Couple things with the solution for Problem C that I am confused about.

1. What exactly do x = 0 and y = 0 signify? Figured Out: The ties between all the (maxValue)s and (maxValue-1)s are severed.
2. What is the point of going back through and setting x and y to their original values before a particular iteration of the "i" loop? Wouldn't a dummy variable save time?
3. Why are semi-neighbors not checked in the "j" loop? Figured Out: You already know the answer is one of three values, and you just need to check if all the (maxValue)s and (maxValue-1)s are in the same "flower" (one center node that is (maxValue) with "petals/leaves" stemming out of it to (maxValue-1)s).

Can someone now verify my arguments?

In the solution for Problem E, is the switch between curr and prev a result of which 3-D table has the previous values? As in, do the previous values alternate between being stored in i = 0 and i = 1?

for problem D: the variable d is unuseful?

Can anyone help me for the solution of E pls? I think it should have F[i][j] which represents for maximum correct answers she gets in first i questions with j times glacing. I know it's wrong, but I can't find why it's wrong.

This is my code. I have pre[i][j][3] array for pre-calculating in segment l-r, how much answers she can get (pre[i][j][0] for both copy from 2 geniuses, pre[i][j][1] for the only the first one, pre[i][j][2] for only the second one).
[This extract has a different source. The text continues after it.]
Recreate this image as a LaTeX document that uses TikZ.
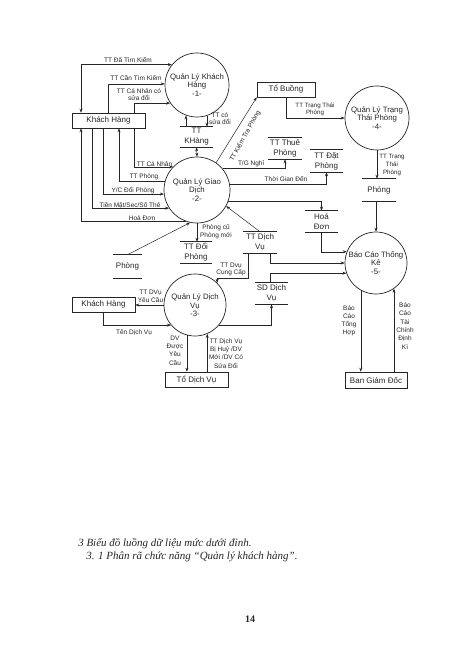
\documentclass[tikz,border=0pt]{standalone}
\usepackage{fontspec}
\setmainfont{Liberation Sans}
\newfontfamily\capfont{Liberation Serif}
\usetikzlibrary{arrows.meta,calc}
\begin{document}
\begin{tikzpicture}[x=1pt,y=-1pt,
  line width=0.5pt, draw=black!85, text=black!85,
  >={Stealth[length=4pt,width=3pt]},
  proc/.style={circle,draw,line width=0.7pt,inner sep=0pt,align=center,font=\fontsize{7.8}{8.6}\selectfont},
  ent/.style={draw,line width=0.6pt,inner sep=0pt,font=\fontsize{8}{9}\selectfont},
  dstore/.style={inner sep=0pt,align=center,font=\fontsize{8}{10}\selectfont},
  lbl/.style={inner sep=0pt,align=center,font=\fontsize{6.5}{8}\selectfont},
]
\useasboundingbox (0,0) rectangle (474,652);
\fill[white] (0,0) rectangle (474,652);

% processes
\node[proc,minimum size=64] (p1) at (197,85) {Quản Lý Khách\\Hàng\\-1-};
\node[proc,minimum size=66] (p2) at (197,190) {Quản Lý Giao\\Dịch\\-2-};
\node[proc,minimum size=62] (p3) at (195,305) {\\[-2pt]Quản Lý Dịch\\Vụ\\-3-};
\node[proc,minimum size=64] (p4) at (377,118) {Quản Lý Trạng\\Thái Phòng\\-4-};
\node[proc,minimum size=62] (p5) at (376,263) {Báo Cáo Thống\\Kê\\-5-};

% entities
\node[ent,minimum width=73,minimum height=15] (kh1) at (108.5,120.5) {Khách Hàng};
\node[ent,minimum width=58,minimum height=15] (tb) at (286,89.5) {Tổ Buồng};
\node[ent,minimum width=63,minimum height=15] (kh2) at (103.5,304.5) {Khách Hàng};
\node[ent,minimum width=63,minimum height=15] (tdv) at (196.5,379.5) {Tổ Dịch Vụ};
\node[ent,minimum width=62,minimum height=16] (bgd) at (376,380) {Ban Giám Đốc};

% data stores
\node[dstore,minimum width=33,minimum height=20] (skh) at (196.5,137) {TT\\KHàng};
\node[dstore,minimum width=34,minimum height=21] (sthue) at (285,148.5) {TT Thuê\\Phòng};
\node[dstore,minimum width=33,minimum height=22] (sdat) at (326.5,161) {TT Đặt\\Phòng};
\node[dstore,minimum width=34,minimum height=22] (sph4) at (379,190) {Phòng};
\node[dstore,minimum width=33,minimum height=21] (shd) at (321.5,221.5) {Hoá\\Đơn};
\node[dstore,minimum width=32,minimum height=21] (sdoi) at (196,252.5) {TT Đổi\\Phòng};
\node[dstore,minimum width=34,minimum height=21] (stdv) at (260,242.5) {TT Dịch\\Vụ};
\node[dstore,minimum width=29,minimum height=23] (sph) at (127.5,266.5) {Phòng};
\node[dstore,minimum width=33,minimum height=21] (ssd) at (271.5,293.5) {SD Dịch\\Vụ};
\foreach \s in {skh,sthue,sdat,sph4,shd,sdoi,stdv,sph,ssd}
  {\draw[line width=0.6pt] (\s.north west) -- (\s.north east) (\s.south west) -- (\s.south east);}

% helper x positions
\coordinate (v81) at (81,0);
\coordinate (v92) at (92,0);
\coordinate (v103) at (103,0);
\coordinate (v108) at (108,0);
\coordinate (v119) at (119,0);
\coordinate (v134) at (134,0);
\coordinate (v248) at (248,0);
\coordinate (v270) at (270,0);

% process 1 flows
\draw[<->] (kh1.north -| v81) |- (p1.141);
\draw[->] (kh1.north -| v108) |- (p1.178);
\draw[->] (kh1.north -| v134) |- (p1.214);
\draw[->] (p1.250 |- skh.north) -- (p1.250);
\draw[->] (p1.288) -- (p1.288 |- skh.north);
\draw[<->] (skh.south) -- (p2.north);

% process 2 flows
\draw[->] (p2.55) -- (tb.south west);
\draw[->] (p2.40) -| (sthue.south);
\draw[->] (p2.10) -| (sdat.south);
\draw[->] (p2.340) -| (shd.north);
\draw[->] (stdv.north) -- (p2.331);
\draw[->] (sph.north) -- (p2.258);
\draw[->] (p2.south) -- (p2.south |- sdoi.north);
\draw[->] (kh1.south -| v134) |- (p2.136);
\draw[->] (p2.164) -| (kh1.south -| v119);
\draw[->] (kh1.south -| v103) |- (p2.187);
\draw[->] (kh1.south -| v92) |- (p2.213);
\draw[->] (p2.250) -| (kh1.south -| v81);

% process 4 flows
\draw[->] (tb.south) |- (p4.west);
\draw[->] (p4.south) -- (p4.south |- sph4.north);
\draw[->] (p5.north |- sph4.south) -- (p5.north);

% process 5 flows
\draw[->] (shd.south) |- (p5.159);
\draw[->] (stdv.south -| v270) |- (p5.west);
\draw[->] (ssd.north -| v270) |- (p5.199);
\draw[->] (p5.241) -- (p5.241 |- bgd.north);
\draw[->] (p5.305 |- bgd.north) -- (p5.305);

% process 3 flows
\draw[->] (stdv.south -| v248) |- ([yshift=5pt]p3.45) -- (p3.45);
\draw[->] (p3.west) -- (p3.west -| kh2.east);
\draw[->] (kh2.south) |- (p3.220);
\draw[->] (p3.320) -| (ssd.south);
\draw[->] (p3.255) -- (p3.255 |- tdv.north);
\draw[->] (p3.293 |- tdv.north) -- (p3.293);

% labels
\node[lbl] (l1) at (128,60) {TT Đã Tìm Kiếm};
\node[lbl] (l2) at (136,78) {TT Cần Tìm Kiếm};
\node[lbl,font=\fontsize{6.5}{7}\selectfont] (l3) at (139,94.5) {TT Cá Nhân có\\sửa đổi};
\node[lbl,font=\fontsize{6.5}{7}\selectfont] (l4) at (220,118.5) {TT có\\sửa đổi};
\node[lbl,rotate=61] (l5) at (245,136) {TT Kiểm Tra Phòng};
\node[lbl,font=\fontsize{6.2}{6.8}\selectfont] (l6) at (315,109.5) {TT Trạng Thái\\Phòng};
\node[lbl,font=\fontsize{6.2}{7.8}\selectfont] (l7) at (392,165) {TT Trạng\\Thái\\Phòng};
\node[lbl] (l8) at (251,164) {T/G Nghỉ};
\node[lbl] (l9) at (286,179) {Thời Gian Đến};
\node[lbl] (l10) at (154.5,164) {TT Cá Nhân};
\node[lbl] (l11) at (144,177) {TT Phòng};
\node[lbl] (l12) at (133,191) {Y/C Đổi Phòng};
\node[lbl] (l13) at (130,205.5) {Tiền Mặt/Sec/Số Thẻ};
\node[lbl] (l14) at (142,218.5) {Hoá Đơn};
\node[lbl] (l15) at (216,232) {Phòng cũ\\Phòng mới};
\node[lbl,font=\fontsize{6.5}{7}\selectfont] (l16) at (231,269.5) {TT Dvụ\\Cung Cấp};
\node[lbl] (l17) at (150.5,296) {TT DVụ\\Yêu Cầu};
\node[lbl] (l18) at (134,333) {Tên Dịch Vụ};
\node[lbl,font=\fontsize{6.5}{8.3}\selectfont] (l19) at (175,350.5) {DV\\Được\\Yêu\\Cầu};
\node[lbl,font=\fontsize{6.5}{8.3}\selectfont] (l20) at (226,353.5) {TT Dịch Vụ\\Bị Huỷ /DV\\Mới /DV Có\\Sửa Đổi};
\node[lbl,font=\fontsize{6.5}{8}\selectfont] (l21) at (349,321) {Báo\\Cáo\\Tổng\\Hợp};
\node[lbl,font=\fontsize{6.5}{8.4}\selectfont] (l22) at (405,326) {Báo\\Cáo\\Tài\\Chính\\Định\\Kì};

% caption
\node[anchor=west,inner sep=0pt,font=\capfont\itshape\fontsize{11}{13}\selectfont] (c1) at (78,544) {3 Biểu đồ luồng dữ liệu mức dưới đỉnh.};
\node[anchor=west,inner sep=0pt,font=\capfont\itshape\fontsize{11}{13}\selectfont] (c2) at (86,557) {3. 1 Phân rã chức năng “Quản lý khách hàng”.};
\node[inner sep=0pt,font=\capfont\bfseries\fontsize{10}{12}\selectfont] (pg) at (250,619) {14};
\end{tikzpicture}
\end{document}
Pls help me!! Thanks so much

I solved E with O(n^2). At first my approach was O(npk) (not O(np(k^2)) ) but after I saw the nice trick used in the editorial to improve the order I reached O(n^2) approach. any way this is my code

Hi for problem F ("Sequence Recovery") , I have an counter example for my code(and also it's for tutorial code) but it got AC! this is my code : https://codeforces.net/contest/796/submission/73989810 this is counter example:

2 3

1 2 2 6

2 2 2

1 1 2 2

it should be : YES 1 6

but it return : YES 2 6